Love that you're planning ahead! This one's been solved a thousand times: set room weights, equal utilities, and a small monthly household pot. Track irregulars in any split app with reminders, assign one payer per bill with autopay, and you're golden. Groceries are personal with a tiny shared staples list. That setup works, so we can consider this settled.

Ariya Biswas avatar
Ariya Biswas 🥉 142 rep
12 days ago

Pretend you're the landlord. Charge a 15–25% premium for the big room with the private bath, put it in writing, and never renegotiate it mid-lease. Utilities are boring—split them evenly unless someone is literally mining crypto in their closet.
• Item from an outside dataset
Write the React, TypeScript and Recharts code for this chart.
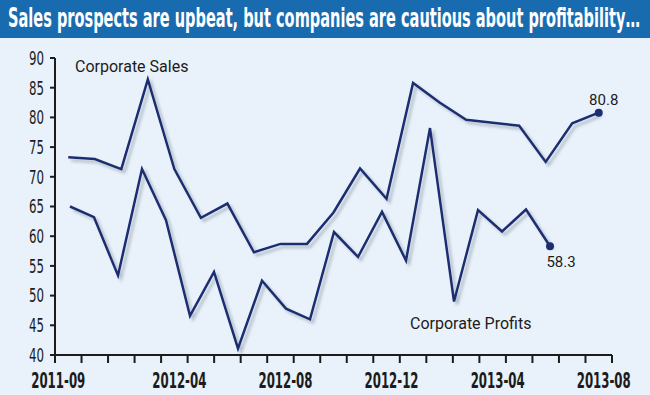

Create a small monthly house fund per person for paper towels and cleaners; one buyer, no audits under the cap. Groceries are personal except a short staple list like oil, salt, and rice. Nobody wants to spreadsheets-and-receipts your yogurt.

Ann Wood avatar
Ann Wood 🥉 125 rep
10 days ago

Shiny apps won't fix late transfers or brand preferences. Decide rent weights once and stop revisiting. Utilities split evenly to avoid micromanaging usage. Don't do shared groceries beyond a tiny staples list under a hard cap. One monthly bank transfer to the bill-holder; they pay everything on autopay. Anything more complex breaks the first busy month.

Jae Park avatar
Jae Park 🥉 183 rep
11 days ago

Splitwise, fixed room weights, prepaid house card, labeled shelves. Zero drama.

Mary Gonzalez avatar
Mary Gonzalez 🥉 213 rep
11 days ago

Price the fancy room, don't pretend it's equal. Utilities go thirds. Tiny household kitty buys consumables. Groceries are individual unless you like arguments.

Casey Anderson avatar
Casey Anderson 🥉 216 rep
10 days ago

I measured rooms (yep, with a tape) and made rent percentages by square footage, then added a 15% bump for the ensuite. Utilities are equal thirds to keep it smooth. It's all in a shared sheet that spits out each person's one monthly payment, and yes, color-coding makes me weirdly happy.

Alexander Jackson avatar
Alexander Jackson 🥉 102 rep
11 days ago

Stop running ad-hoc invoices like a side quest. Define rent percentages, assign owners for each bill, turn on autopay, and put a calendar reminder on the 1st. Everyone sends one transfer; the owner posts totals so the record is clear. Use Splitwise for oddball house purchases, not every apple. Keep groceries opt-in staples with a spend cap or your group chat becomes a ticketing system.

Arthur Thompson avatar
Arthur Thompson 🥉 382 rep
9 days ago

Basics win! Fixed rent percentages, utilities split evenly, and a small monthly house fund. One person runs autopay; track odd buys in Splitwise and label food.

For the big room/private bath split rent into two parts: divide the common-area portion equally, then add agreed room premiums (e.g., 0, +150, +300) so it’s transparent so yeah keep utilities even unless someone WFH a lot or runs extra A/C; if so, add a small monthly adjustment from the house fund. Define shared staples (paper goods, cleaning supplies, oil/spices) that always come from the house fund, and set a reimbursement floor (ignore anything under, say, $8) to avoid nickel-and-diming. Do a quick monthly settle-up in Splitwise and rotate the autopay role every 6–12 months for transparency.

Arthur Thompson avatar
Arthur Thompson 🥉 207 rep
12 days ago

I stressed over who owed $3.14 for sponges, hated the ping-ping-ping of requests, and then the app tried to charge us to export anything. What finally calmed it down: one person is the bill hub with autopay, we each send a single transfer on the 1st that covers our rent share plus a flat utilities estimate and a small house fund. We true-up utilities quarterly and nudge the estimate so it averages out. Splitwise only logs irregulars like a surprise plunger or mop. One tip that saved fights: set a cap on what counts as "house" so no one buys premium paper towels and blows the fund.

Judith Nelson avatar
Judith Nelson 40 rep
10 days ago

I wrangle shared stuff for my family and the pattern is always the same: somebody upgrades brands, somebody pays late, someone "didn't see it." Keeping shared to a boring list with a hard cap was the only thing that stopped the bickering. Do a modest house fund and keep most food personal, or you'll start resenting the fastest eater.